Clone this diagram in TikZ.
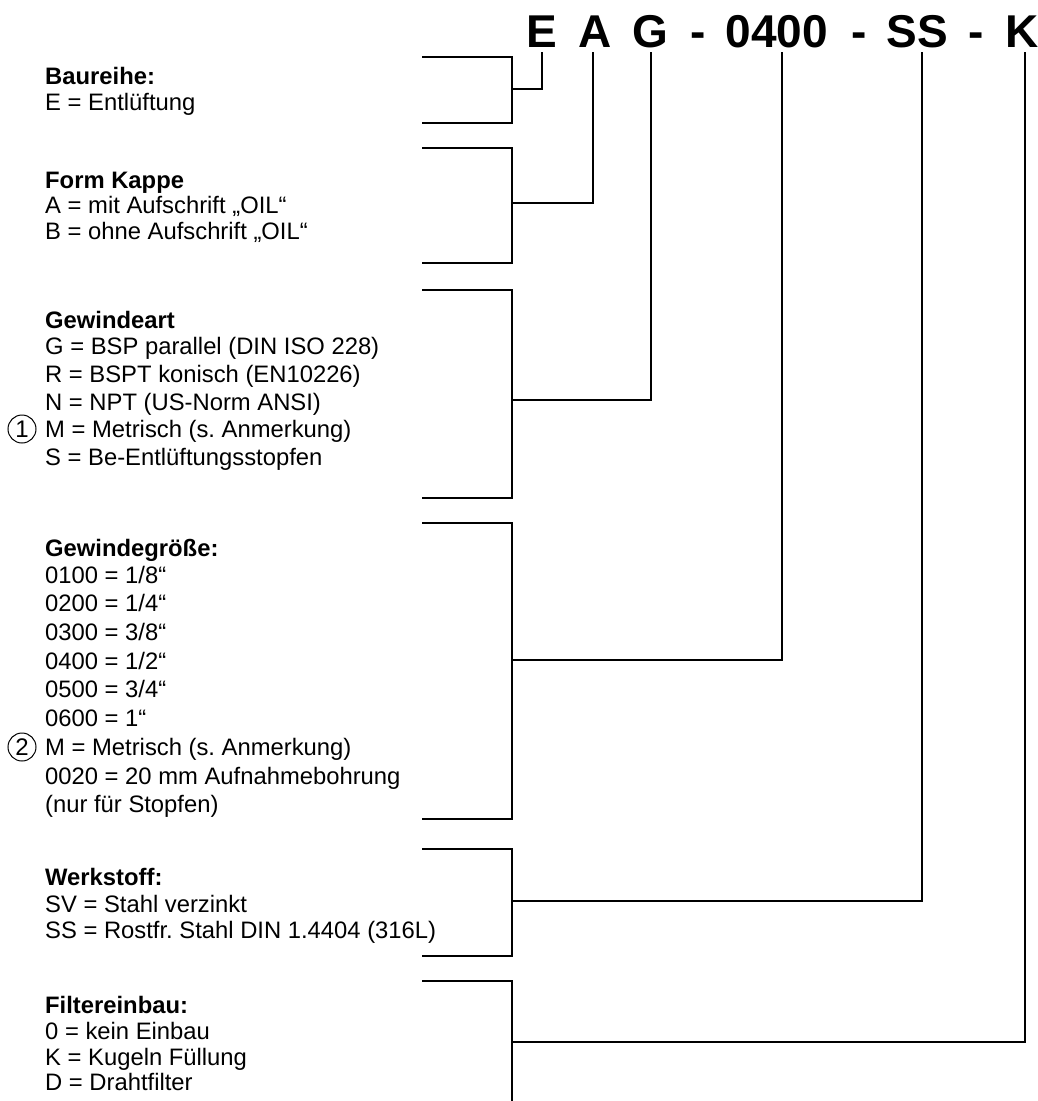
\documentclass[tikz,border=0pt]{standalone}
\usepackage{fontspec}
\setmainfont{Liberation Sans}
\frenchspacing
\begin{document}
\begin{tikzpicture}[x=1pt,y=-1pt,
  txt/.style={inner sep=0pt,anchor=base west,font=\fontsize{23.8}{28}\selectfont},
  hdr/.style={txt,font=\fontsize{23.8}{28}\selectfont\bfseries},
  ttl/.style={inner sep=0pt,anchor=base,font=\fontsize{46}{54}\selectfont\bfseries},
  br/.style={line width=2.3pt,line join=miter},
  conn/.style={line width=2.3pt,line join=miter},
  circ/.style={circle,draw,line width=1pt,minimum size=28pt,inner sep=0pt,font=\fontsize{24}{26}\selectfont}]
\useasboundingbox (0,0) rectangle (1038,1101);
% title
\node[ttl] (tE) at (542,47) {E};
\node[ttl] (tA) at (595,47) {A};
\node[ttl] (tG) at (650,47) {G};
\node[ttl] (td1) at (698,47) {-};
\node[ttl] (t04) at (777,47) {0400};
\node[ttl] (td2) at (859,47) {-};
\node[ttl] (tSS) at (917,47) {SS};
\node[ttl] (td3) at (976,47) {-};
\node[ttl] (tK) at (1022,47) {K};
% line tops
\coordinate (lE) at (542,52);
\coordinate (lA) at (593,52);
\coordinate (lG) at (651,52);
\coordinate (l04) at (782,52);
\coordinate (lSS) at (922,52);
\coordinate (lK) at (1025,52);
% brackets
\def\xl{422}\def\xr{512}
\draw[br] (\xl,57) -- (\xr,57) -- (\xr,123) -- (\xl,123);
\draw[br] (\xl,148) -- (\xr,148) -- (\xr,263) -- (\xl,263);
\draw[br] (\xl,290) -- (\xr,290) -- (\xr,498) -- (\xl,498);
\draw[br] (\xl,523) -- (\xr,523) -- (\xr,819) -- (\xl,819);
\draw[br] (\xl,849) -- (\xr,849) -- (\xr,956) -- (\xl,956);
\draw[br] (\xl,981) -- (\xr,981) -- (\xr,1105);
\coordinate (b1) at (\xr,89);
\coordinate (b2) at (\xr,203);
\coordinate (b3) at (\xr,400);
\coordinate (b4) at (\xr,660);
\coordinate (b5) at (\xr,901);
\coordinate (b6) at (\xr,1042);
% connectors
\draw[conn] (lE) |- (b1);
\draw[conn] (lA) |- (b2);
\draw[conn] (lG) |- (b3);
\draw[conn] (l04) |- (b4);
\draw[conn] (lSS) |- (b5);
\draw[conn] (lK) |- (b6);
% block 1
\node[hdr] (h1) at (45,84) {Baureihe:};
\node[txt] (e1) at (45,110) {E = Entlüftung};
% block 2
\node[hdr] (h2) at (45,188) {Form Kappe};
\node[txt] (f1) at (45,213) {A = mit Aufschrift „OIL“};
\node[txt] (f2) at (45,239) {B = ohne Aufschrift „OIL“};
% block 3
\node[hdr] (h3) at (45,328) {Gewindeart};
\node[txt] (g1) at (45,354) {G = BSP parallel (DIN ISO 228)};
\node[txt] (g2) at (45,382) {R = BSPT konisch (EN10226)};
\node[txt] (g3) at (45,410) {N = NPT (US-Norm ANSI)};
\node[txt] (g4) at (45,437) {M = Metrisch (s. Anmerkung)};
\node[txt] (g5) at (45,465) {S = Be-Entlüftungsstopfen};
\node[circ] (c1) at (22,429) {1};
% block 4
\node[hdr] (h4) at (45,556) {Gewindegröße:};
\node[txt] (s1) at (45,583) {0100 = 1/8“};
\node[txt] (s2) at (45,611.7) {0200 = 1/4“};
\node[txt] (s3) at (45,640.4) {0300 = 3/8“};
\node[txt] (s4) at (45,669) {0400 = 1/2“};
\node[txt] (s5) at (45,697.8) {0500 = 3/4“};
\node[txt] (s6) at (45,726.5) {0600 = 1“};
\node[txt] (s7) at (45,755.2) {M = Metrisch (s. Anmerkung)};
\node[txt] (s8) at (45,784) {0020 = 20 mm Aufnahmebohrung};
\node[txt] (s9) at (45,812.6) {(nur für Stopfen)};
\node[circ] (c2) at (22,747) {2};
% block 5
\node[hdr] (h5) at (45,885) {Werkstoff:};
\node[txt] (w1) at (45,912) {SV = Stahl verzinkt};
\node[txt] (w2) at (45,938) {SS = Rostfr. Stahl DIN 1.4404 (316L)};
% block 6
\node[hdr] (h6) at (45,1013) {Filtereinbau:};
\node[txt] (k1) at (45,1039) {0 = kein Einbau};
\node[txt] (k2) at (45,1065) {K = Kugeln Füllung};
\node[txt] (k3) at (45,1090) {D = Drahtfilter};
\end{tikzpicture}
\end{document}
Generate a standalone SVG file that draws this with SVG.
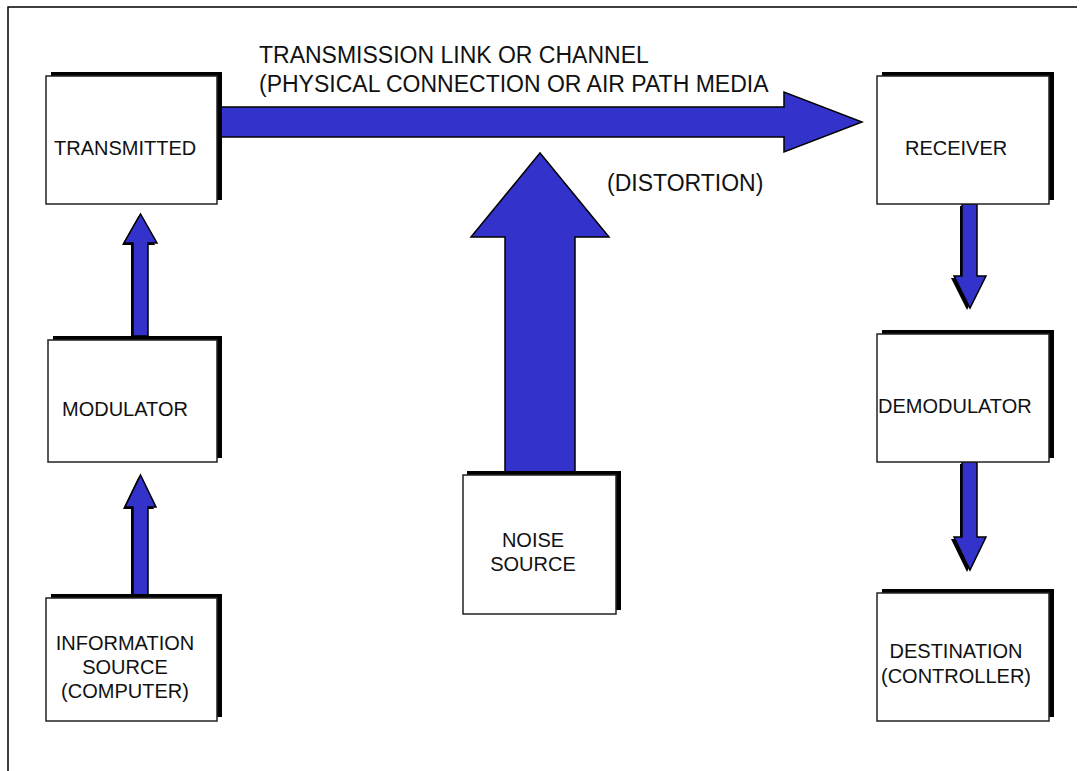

____________________

Copy the records exactly as they appear, excluding images.

Clone this diagram in TikZ.
\documentclass[tikz,border=0pt]{standalone}
\usepackage{fontspec}
\setmainfont{Liberation Sans}
\frenchspacing
\begin{document}
\begin{tikzpicture}[x=1pt,y=-1pt,
  txt/.style={inner sep=0pt,anchor=base west,font=\fontsize{23.8}{28}\selectfont},
  hdr/.style={txt,font=\fontsize{23.8}{28}\selectfont\bfseries},
  ttl/.style={inner sep=0pt,anchor=base,font=\fontsize{46}{54}\selectfont\bfseries},
  br/.style={line width=2.3pt,line join=miter},
  conn/.style={line width=2.3pt,line join=miter},
  circ/.style={circle,draw,line width=1pt,minimum size=28pt,inner sep=0pt,font=\fontsize{24}{26}\selectfont}]
\useasboundingbox (0,0) rectangle (1038,1101);
% title
\node[ttl] (tE) at (542,47) {E};
\node[ttl] (tA) at (595,47) {A};
\node[ttl] (tG) at (650,47) {G};
\node[ttl] (td1) at (698,47) {-};
\node[ttl] (t04) at (777,47) {0400};
\node[ttl] (td2) at (859,47) {-};
\node[ttl] (tSS) at (917,47) {SS};
\node[ttl] (td3) at (976,47) {-};
\node[ttl] (tK) at (1022,47) {K};
% line tops
\coordinate (lE) at (542,52);
\coordinate (lA) at (593,52);
\coordinate (lG) at (651,52);
\coordinate (l04) at (782,52);
\coordinate (lSS) at (922,52);
\coordinate (lK) at (1025,52);
% brackets
\def\xl{422}\def\xr{512}
\draw[br] (\xl,57) -- (\xr,57) -- (\xr,123) -- (\xl,123);
\draw[br] (\xl,148) -- (\xr,148) -- (\xr,263) -- (\xl,263);
\draw[br] (\xl,290) -- (\xr,290) -- (\xr,498) -- (\xl,498);
\draw[br] (\xl,523) -- (\xr,523) -- (\xr,819) -- (\xl,819);
\draw[br] (\xl,849) -- (\xr,849) -- (\xr,956) -- (\xl,956);
\draw[br] (\xl,981) -- (\xr,981) -- (\xr,1105);
\coordinate (b1) at (\xr,89);
\coordinate (b2) at (\xr,203);
\coordinate (b3) at (\xr,400);
\coordinate (b4) at (\xr,660);
\coordinate (b5) at (\xr,901);
\coordinate (b6) at (\xr,1042);
% connectors
\draw[conn] (lE) |- (b1);
\draw[conn] (lA) |- (b2);
\draw[conn] (lG) |- (b3);
\draw[conn] (l04) |- (b4);
\draw[conn] (lSS) |- (b5);
\draw[conn] (lK) |- (b6);
% block 1
\node[hdr] (h1) at (45,84) {Baureihe:};
\node[txt] (e1) at (45,110) {E = Entlüftung};
% block 2
\node[hdr] (h2) at (45,188) {Form Kappe};
\node[txt] (f1) at (45,213) {A = mit Aufschrift „OIL“};
\node[txt] (f2) at (45,239) {B = ohne Aufschrift „OIL“};
% block 3
\node[hdr] (h3) at (45,328) {Gewindeart};
\node[txt] (g1) at (45,354) {G = BSP parallel (DIN ISO 228)};
\node[txt] (g2) at (45,382) {R = BSPT konisch (EN10226)};
\node[txt] (g3) at (45,410) {N = NPT (US-Norm ANSI)};
\node[txt] (g4) at (45,437) {M = Metrisch (s. Anmerkung)};
\node[txt] (g5) at (45,465) {S = Be-Entlüftungsstopfen};
\node[circ] (c1) at (22,429) {1};
% block 4
\node[hdr] (h4) at (45,556) {Gewindegröße:};
\node[txt] (s1) at (45,583) {0100 = 1/8“};
\node[txt] (s2) at (45,611.7) {0200 = 1/4“};
\node[txt] (s3) at (45,640.4) {0300 = 3/8“};
\node[txt] (s4) at (45,669) {0400 = 1/2“};
\node[txt] (s5) at (45,697.8) {0500 = 3/4“};
\node[txt] (s6) at (45,726.5) {0600 = 1“};
\node[txt] (s7) at (45,755.2) {M = Metrisch (s. Anmerkung)};
\node[txt] (s8) at (45,784) {0020 = 20 mm Aufnahmebohrung};
\node[txt] (s9) at (45,812.6) {(nur für Stopfen)};
\node[circ] (c2) at (22,747) {2};
% block 5
\node[hdr] (h5) at (45,885) {Werkstoff:};
\node[txt] (w1) at (45,912) {SV = Stahl verzinkt};
\node[txt] (w2) at (45,938) {SS = Rostfr. Stahl DIN 1.4404 (316L)};
% block 6
\node[hdr] (h6) at (45,1013) {Filtereinbau:};
\node[txt] (k1) at (45,1039) {0 = kein Einbau};
\node[txt] (k2) at (45,1065) {K = Kugeln Füllung};
\node[txt] (k3) at (45,1090) {D = Drahtfilter};
\end{tikzpicture}
\end{document}
Generate a standalone SVG file that draws this with SVG.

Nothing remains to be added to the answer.